D. The Role of Conflict in Disorienting Empire
The U.S. simulation machine thrives on legibility. It needs categories: terrorist, protestor, criminal, extremist. When our actions conform to any of these, it can respond predictably. But when conflict emerges in ways that don’t map to these identities—when it is uninterpretable—it becomes disorienting.
The goal is not peace. Nor is it endless riot. It is strategic friction:
Small, constant, material disruptions.
Delays in logistics, not slogans in the street.
Tactics that make security costly and maintenance unbearable.
Make the state question its models.
Make it burn energy trying to explain what’s happening.
Keep it tired.
E. Intelligence is not Information, it is Relation
Every leak assumes that the key to action is better information. But those inside the empire are drowning in information. What they lack is intelligence—understood not as secrets, but as the ability to read context, build trust, make meaning, and move.
We flip this.
Our power lies in:
Knowing our terrains better than the state knows its simulations.
Having relationships that no map can trace.
Maintaining coherence without needing consensus.
Moving with strategic intent, without needing recognition.
F. Building the Future in the Gaps of Their Collapse
Every infrastructure the state neglects becomes an opportunity. Where healthcare fails, we organize care. Where housing fails, we reclaim shelter. Where food supply chains break, we grow, store, and redistribute. This isn’t charity. It’s territory.
Autonomous space is not symbolic. It is strategic.
We don’t build alternative systems to replace the state. We build them because the state already abandoned us. Our systems are how we survive. Their refusal to see them is how we win.
G. What Comes After Legibility?
They know everything. They understand nothing.
The empire believes that to see is to govern. Let them see us. Let them flood their databases with our movements.

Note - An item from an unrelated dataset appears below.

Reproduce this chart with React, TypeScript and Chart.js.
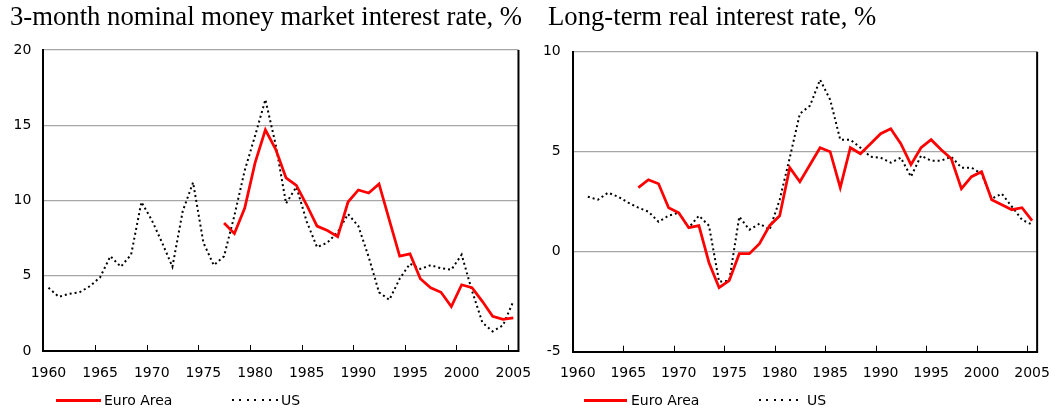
import React, { useEffect, useRef } from 'react';
import { Chart, registerables } from 'chart.js';

Chart.register(...registerables);

// ---------- DATA ----------
const years = [
  '1960', '1961', '1962', '1963', '1964', '1965', '1966', '1967', '1968', '1969',
  '1970', '1971', '1972', '1973', '1974', '1975', '1976', '1977', '1978', '1979',
  '1980', '1981', '1982', '1983', '1984', '1985', '1986', '1987', '1988', '1989',
  '1990', '1991', '1992', '1993', '1994', '1995', '1996', '1997', '1998', '1999',
  '2000', '2001', '2002', '2003', '2004', '2005',
];

// 3-month nominal money market interest rate, %
const nominalEuro = [
  null, null, null, null, null, null, null, null, null, null,
  null, null, null, null, null, null, null, 8.5, 7.8, 9.5,
  12.5, 14.7, 13.4, 11.5, 11.0, 9.7, 8.3, 8.0, 7.6, 9.9,
  10.7, 10.5, 11.1, 8.7, 6.3, 6.45, 4.8, 4.2, 3.9, 2.95,
  4.4, 4.2, 3.3, 2.3, 2.1, 2.2,
];
const nominalUS = [
  4.2, 3.6, 3.8, 3.9, 4.3, 4.9, 6.3, 5.6, 6.4, 9.9,
  8.7, 7.2, 5.6, 9.3, 11.2, 7.2, 5.7, 6.3, 9.0, 12.0,
  14.3, 16.7, 13.7, 9.8, 10.9, 8.6, 6.9, 7.2, 7.9, 9.1,
  8.3, 6.25, 3.9, 3.4, 4.8, 5.8, 5.45, 5.7, 5.5, 5.4,
  6.4, 4.0, 1.9, 1.3, 1.7, 3.3,
];

// Long-term real interest rate, %
const realEuro = [
  null, null, null, null, null, null, 3.2, 3.6, 3.4, 2.2,
  1.95, 1.2, 1.3, -0.55, -1.8, -1.45, -0.1, -0.1, 0.4, 1.3,
  1.8, 4.2, 3.5, 4.35, 5.2, 5.0, 3.2, 5.2, 4.9, 5.4,
  5.9, 6.15, 5.4, 4.35, 5.2, 5.6, 5.1, 4.65, 3.15, 3.75,
  4.0, 2.6, 2.35, 2.1, 2.2, 1.55,
];
const realUS = [
  null, 2.75, 2.6, 2.95, 2.75, 2.45, 2.2, 2.0, 1.5, 1.8,
  1.95, 1.2, 1.8, 1.3, -1.5, -1.45, 1.75, 1.1, 1.4, 1.1,
  2.6, 4.7, 6.9, 7.3, 8.6, 7.6, 5.6, 5.6, 5.2, 4.75,
  4.7, 4.45, 4.7, 3.75, 4.8, 4.55, 4.55, 4.75, 4.2, 4.2,
  3.9, 2.65, 2.9, 2.25, 1.6, 1.35,
];

const nominalRange = [0, 20];
const realRange = [-5, 10];
const tickStep = 5;
const labelEvery = 5;

const seriesNames = ['Euro Area', 'US'];
const titles = ['3-month nominal money market interest rate, %', 'Long-term real interest rate, %'];

// ---------- STYLE ----------
const SANS = "'DejaVu Sans', Verdana, sans-serif";
const SERIF = "'Liberation Serif', 'Times New Roman', serif";
const RED = '#FF0000';
const GRID = '#A6A6A6';

const framePlugin = {
  id: 'frameTicks',
  beforeDatasetsDraw(chart: any) {
    const { ctx, chartArea, scales } = chart;
    const { top, bottom, right } = chartArea;
    const x = scales.x;
    ctx.save();
    // inward tick marks every 5 years (between categories)
    const half = (x.getPixelForValue(1) - x.getPixelForValue(0)) / 2;
    ctx.strokeStyle = '#000';
    ctx.lineWidth = 1;
    ctx.beginPath();
    for (let i = 1; i < years.length; i++) {
      if (Number(years[i]) % labelEvery === 0) {
        const px = Math.round(x.getPixelForValue(i) - half) + 0.5;
        ctx.moveTo(px, bottom);
        ctx.lineTo(px, bottom - 6);
      }
    }
    ctx.stroke();
    // right frame border
    ctx.lineWidth = 2;
    ctx.beginPath();
    ctx.moveTo(right, top);
    ctx.lineTo(right, bottom + 1);
    ctx.stroke();
    ctx.restore();
  },
};

type PanelProps = {
  us: (number | null)[];
  euro: (number | null)[];
  range: number[];
  width: number;
  yWidth: number;
  pad: { top: number; right: number; bottom: number };
  xPad: number;
};

function Panel({ us, euro, range, width, yWidth, pad, xPad }: PanelProps) {
  const ref = useRef<HTMLCanvasElement>(null);
  useEffect(() => {
    if (!ref.current) return;
    const chart = new Chart(ref.current, {
      type: 'line',
      data: {
        labels: years,
        datasets: [
          {
            label: seriesNames[0],
            data: euro,
            borderColor: RED,
            backgroundColor: RED,
            borderWidth: 2.75,
            pointRadius: 0,
            tension: 0,
            fill: false,
            spanGaps: false,
            order: 0,
          },
          {
            label: seriesNames[1],
            data: us,
            borderColor: '#000',
            backgroundColor: '#000',
            borderWidth: 2,
            borderDash: [2, 3],
            pointRadius: 0,
            tension: 0,
            fill: false,
            spanGaps: false,
            order: 1,
          },
        ],
      },
      options: {
        responsive: false,
        animation: false,
        events: [],
        layout: { padding: { top: pad.top, right: pad.right, bottom: pad.bottom, left: 0 } },
        plugins: {
          legend: { display: false },
          title: { display: false },
          tooltip: { enabled: false },
        },
        scales: {
          x: {
            type: 'category',
            offset: true,
            grid: { display: false, drawTicks: false, offset: true },
            border: { display: true, color: '#000', width: 2 },
            ticks: {
              autoSkip: false,
              maxRotation: 0,
              minRotation: 0,
              padding: xPad,
              color: '#000',
              font: { family: SANS, size: 14 },
              callback: (_v: any, i: number) =>
                Number(years[i]) % labelEvery === 0 ? years[i] : '',
            },
            afterFit: (s: any) => {
              s.height = 40;
            },
          },
          y: {
            min: range[0],
            max: range[1],
            ticks: {
              stepSize: tickStep,
              padding: 12,
              color: '#000',
              font: { family: SANS, size: 14 },
            },
            grid: { color: GRID, lineWidth: 1.3, drawTicks: false },
            border: { display: true, color: '#000', width: 2 },
            afterFit: (s: any) => {
              s.width = yWidth;
            },
          },
        },
      },
      plugins: [framePlugin],
    } as any);
    return () => chart.destroy();
  }, []);
  return <canvas ref={ref} width={width} height={411} style={{ width, height: 411, display: 'block' }} />;
}

function Legend({ left, lineW, textGap, usLeft }: { left: number; lineW: number; textGap: number; usLeft: number }) {
  const textStyle: React.CSSProperties = {
    position: 'absolute',
    top: 392,
    fontFamily: SANS,
    fontSize: 14,
    lineHeight: '16px',
    color: '#000',
    whiteSpace: 'nowrap',
  };
  return (
    <>
      <div style={{ position: 'absolute', left, top: 398.5, width: lineW, height: 3, background: RED }} />
      <div style={{ ...textStyle, left: left + lineW + textGap }}>{seriesNames[0]}</div>
      <div
        style={{
          position: 'absolute',
          left: usLeft,
          top: 399,
          width: lineW + 1,
          height: 2,
          background: 'repeating-linear-gradient(90deg, #000 0px, #000 2px, transparent 2px, transparent 7.4px)',
        }}
      />
      <div style={{ ...textStyle, left: usLeft + lineW + textGap + 1 }}>{seriesNames[1]}</div>
    </>
  );
}

export default function App() {
  const titleStyle: React.CSSProperties = {
    position: 'absolute',
    top: 1,
    fontFamily: SERIF,
    fontSize: 26.7,
    lineHeight: '30px',
    color: '#000',
    whiteSpace: 'nowrap',
  };
  return (
    <div style={{ position: 'absolute', left: 0, top: 0, width: 1063, height: 411, background: '#fff', overflow: 'hidden' }}>
      <div style={{ position: 'absolute', left: 0, top: 0 }}>
        <Panel
          us={nominalUS}
          euro={nominalEuro}
          range={nominalRange}
          width={545}
          yWidth={43.3}
          pad={{ top: 50, right: 25.7, bottom: 20 }}
          xPad={13.6}
        />
      </div>
      <div style={{ position: 'absolute', left: 530, top: 0 }}>
        <Panel
          us={realUS}
          euro={realEuro}
          range={realRange}
          width={533}
          yWidth={42.7}
          pad={{ top: 51.7, right: 18, bottom: 19.3 }}
          xPad={12.9}
        />
      </div>
      <div style={{ ...titleStyle, left: 10 }}>{titles[0]}</div>
      <div style={{ ...titleStyle, left: 548 }}>{titles[1]}</div>
      <Legend left={56} lineW={45} textGap={3} usLeft={232} />
      <Legend left={584} lineW={43} textGap={4} usLeft={759} />
    </div>
  );
}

Let them try to simulate us.
And let them fail.
Because we don’t need them to understand.
We don’t need them to respond.
We just need to build what they cannot predict.
If they no longer distinguish signal from noise, then we are the noise that grows into structure.
We are not inside their collapse.
We are outside it, building something they forgot how to see.
IX. Conclusion: Beyond the Leak
The significance of the 2025 Signalgate isn’t in what it revealed, but in how unsurprising it was.
It showed us that after two decades of surveillance expansion, whistleblower crises, and simulation wargames, the U.S. national security apparatus has evolved not to prevent exposure, but to absorb it.
The question now isn’t how to stop the next Signalgate.
It’s whether a system that treats exposure as routine can still distinguish itself from a breach.
If every signal is eventually compromised, if every boundary is provisional, then what happens when the system stops reacting at all?
That’s the real threat.
Not that information leaks.
But that no one cares anymore when it does.